In the Name of the King: A Dungeon Siege Tale (2007)

Starring: Wow, a lot of people actually. Jason Statham, Ray Liotta, Burt Reynolds, Matthew Lillard (Still alive, who knew?), Claire Forlani, Ron Perlman

What's all this then?: Jason Statham is a turnip farmer called Farmer. He's happy with the turnips. Then these things show up and they're really mean. They look like henchmen from the Mighty Morphin Power Rangers. I think they work for Ray Liotta. Anyway, they steal his wife and kill his son and you're supposed to be sad about that but if you're anything like me you'll be glad that gappy-toothed little shit isn't in the film anymore. Also having Statham angry and full of rage makes it 60% more likely that he'll take his shirt off. The heart wants what it wants.

Say what?: This film is over two hours long. It also takes close to two hours to type the full title. So that's about four hours of my life now that I've devoted to it. I lie however, as the DVD stopped working after the first hour and refused to play the rest of it. Everyone in the hostel was fine with that, and I can always watch Crank again.
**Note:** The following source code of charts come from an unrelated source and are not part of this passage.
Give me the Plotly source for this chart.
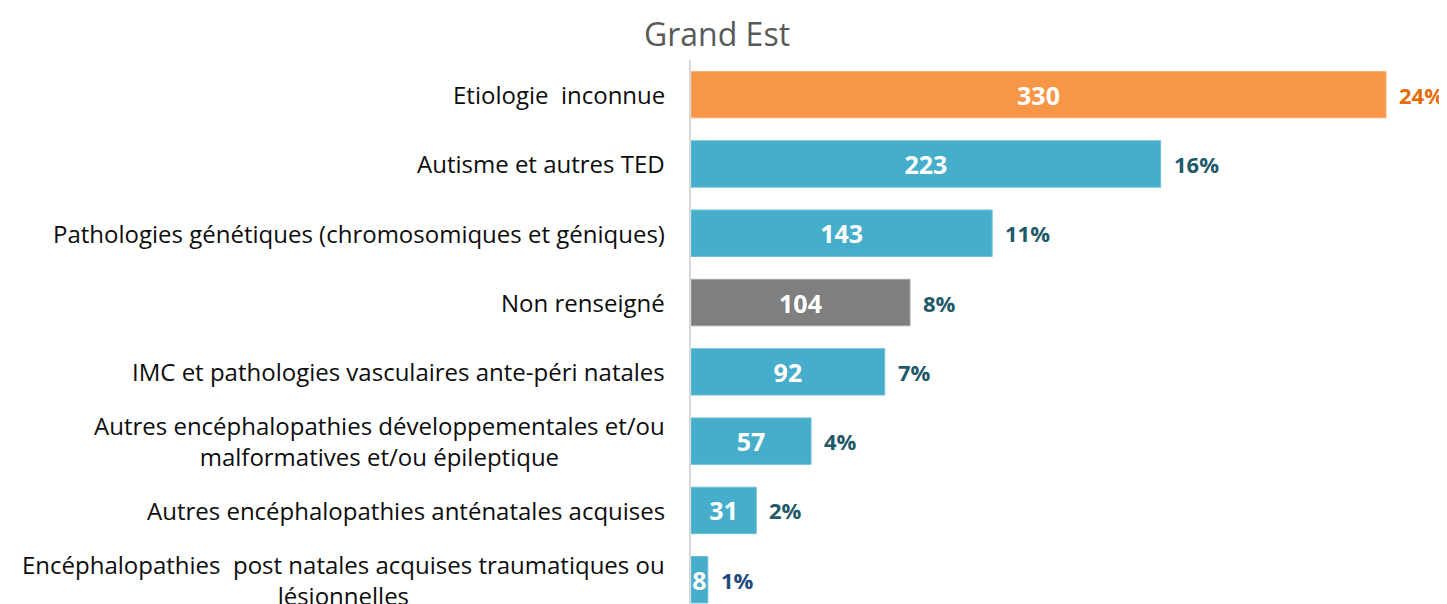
import plotly.graph_objects as go

categories = [
    "Etiologie  inconnue",
    "Autisme et autres TED",
    "Pathologies génétiques (chromosomiques et géniques)",
    "Non renseigné",
    "IMC et pathologies vasculaires ante-péri natales",
    "Autres encéphalopathies développementales et/ou<br>malformatives et/ou épileptique",
    "Autres encéphalopathies anténatales acquises",
    "Encéphalopathies  post natales acquises traumatiques ou<br>lésionnelles",
]
values = [330, 223, 143, 104, 92, 57, 31, 8]
percent_labels = ["24%", "16%", "11%", "8%", "7%", "4%", "2%", "1%"]
bar_colors = ["#F79646", "#46AECB", "#46AECB", "#7F7F7F", "#46AECB", "#46AECB", "#46AECB", "#46AECB"]
line_colors = ["#FBB07A", "#6FC0D6", "#6FC0D6", "#A6A6A6", "#6FC0D6", "#6FC0D6", "#6FC0D6", "#6FC0D6"]
pct_colors = ["#E46C0A", "#215968", "#215968", "#215968", "#215968", "#215968", "#215968", "#1F497D"]

FONT = "Open Sans"

W, H = 1439, 596  # page body has an 8px margin

fig = go.Figure()
fig.add_trace(go.Bar(
    y=categories,
    x=values,
    orientation="h",
    marker=dict(color=bar_colors, line=dict(color=line_colors, width=1)),
    text=[str(v) for v in values],
    textposition="inside",
    insidetextanchor="middle",
    textfont=dict(family=FONT, size=25, color="white", weight="bold"),
    cliponaxis=False,
    width=0.67,
    hoverinfo="skip",
))

annotations = []
for cat, v, p, c in zip(categories, values, percent_labels, pct_colors):
    annotations.append(dict(
        x=v, y=cat, xref="x", yref="y", text=p, showarrow=False,
        xanchor="left", xshift=11,
        font=dict(family=FONT, size=22, color=c, weight="bold"),
    ))
    annotations.append(dict(
        x=0, y=cat, xref="paper", yref="y", text=cat, showarrow=False,
        xanchor="right", xshift=-24, align="center",
        font=dict(family=FONT, size=24, color="#0D0D0D"),
    ))

fig.update_layout(
    width=W, height=H,
    margin=dict(l=683, r=10, t=52, b=0),
    paper_bgcolor="white", plot_bgcolor="white",
    showlegend=False,
    uniformtext=dict(minsize=25, mode="show"),
    title=dict(text="Grand Est", x=709 / W, xanchor="center", y=1 - 27 / H, yanchor="middle",
               yref="container", font=dict(family=FONT, size=32, color="#595959")),
    xaxis=dict(range=[0, 330 * 746 / 695], visible=False, showgrid=False, zeroline=False),
    yaxis=dict(range=[7.35, -0.5], showticklabels=False, ticks="", showgrid=False, zeroline=False,
               showline=True, linecolor="#D9D9D9", linewidth=2),
    annotations=annotations,
)

fig.write_html("out.html")
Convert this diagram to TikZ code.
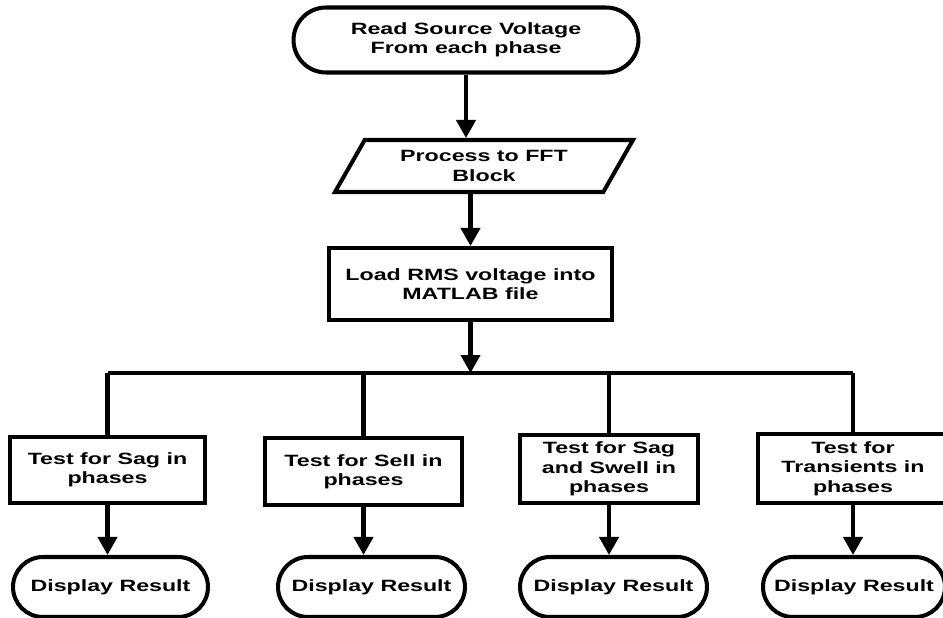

Things that might have happened in that last hour: It got more exciting. Statham did in fact take off his top. Those Cirque Du Soleil girls who show up throw leaves at the Mighty Morphin things to confuse them thus allowing Statham to tip them lightly with his boomerang. That's what she said!

Best part: Statham, Ron Perlman and the Eurosaver equivalent of Legolas are walking through the woods when one of them declares: We can't go into Sedgwick forest! Of course not, I thought, Kevin Bacon is hiding in there.

Level of crazy: 7. Turnips and boomerangs and Sedgwicks, oh my.

Croc Your Body

Rogue (2007)

Starring: Anna Paquin, Sam Worthington, Michael Vartan, Radha Mitchell

What's all this then?: After the mediocrity of X-Men: The Last Stand, Rogue (Paquin) goes completely insane and uses her powers to transform herself into a giant murderous crocodile. Now she stalks the Northern Territory of Australia looking for sexy native actors (Mitchell and Worthington) and visiting C-list Americans (Vartan from Alias and stuff) to eat. I choose to believe she's keeping her eye out for Brett Ratner.

Say what?: I had my reservations watching this, seeing as it's by the director of Wolf Creek and all, the one and only film I have ever walked out of. But this one is fun, honest. It's nothing you haven't seen a million times before of course but you'll have a good time seeing who Paquin chomps down next. She's way more fun as a giant murderous crocodile than she is in True Blood.

Reality check: I refuse to believe they have people as hot as Sam Worthington in the Northern Territory. And if they do then I probably should have paid a visit instead of wasting a year advancing my career in Melbourne.

Level of crazy: 6. Giant crocodile, what's not to like?

Friday, October 16, 2009

I think we're on to something Scoob!

The Final Destination in MF-ing 3D (2009)

My hopes for The Final Destination 3D:
1) That the dream I had about this very long, boring scene where Debi Mazar walks to a deli in New York in the dead of night and then nothing happens, actually happens. In Dolby Digital 3D!

2) It finishes with a preview for La Destination Définitive, with the action moving to a winery in Provence where moody French teens smoke cigarettes and throw cutting remarks at one another. The end. In Dolby Digital 3D!

What I thought would actually happen: Boring people I don't care about who I just assume are from Gossip Girl or something die in less interesting ways than they did before. In Dolby Digital 3D!

What actually happened: See above. Directly above - not the interesting stuff, don't be silly.

Best part: I saw this in Kuala Lumpur and it turns out Malaysian audiences don't full-on guffaw at horrible dialogue like I do. It reminded me of the time I went to see The Rules of Attraction in Dublin and felt like a murderer cause I was the only person who laughed at all throughout the whole thing. Others were tutt-ing and tsk-ing.

Other best part: Some guy and this other guy rush into a hospital ward to save this mangled guy, only to find him crawling, bandaged and blood-smeared, across the room. Then a gigantic bath falls on him. The next scene sees the guy and the other guy walking jauntily from the hospital happily declaring: I think we're onto something!!

Level of crazy: It's no My Bloody Valentine 3D. 5.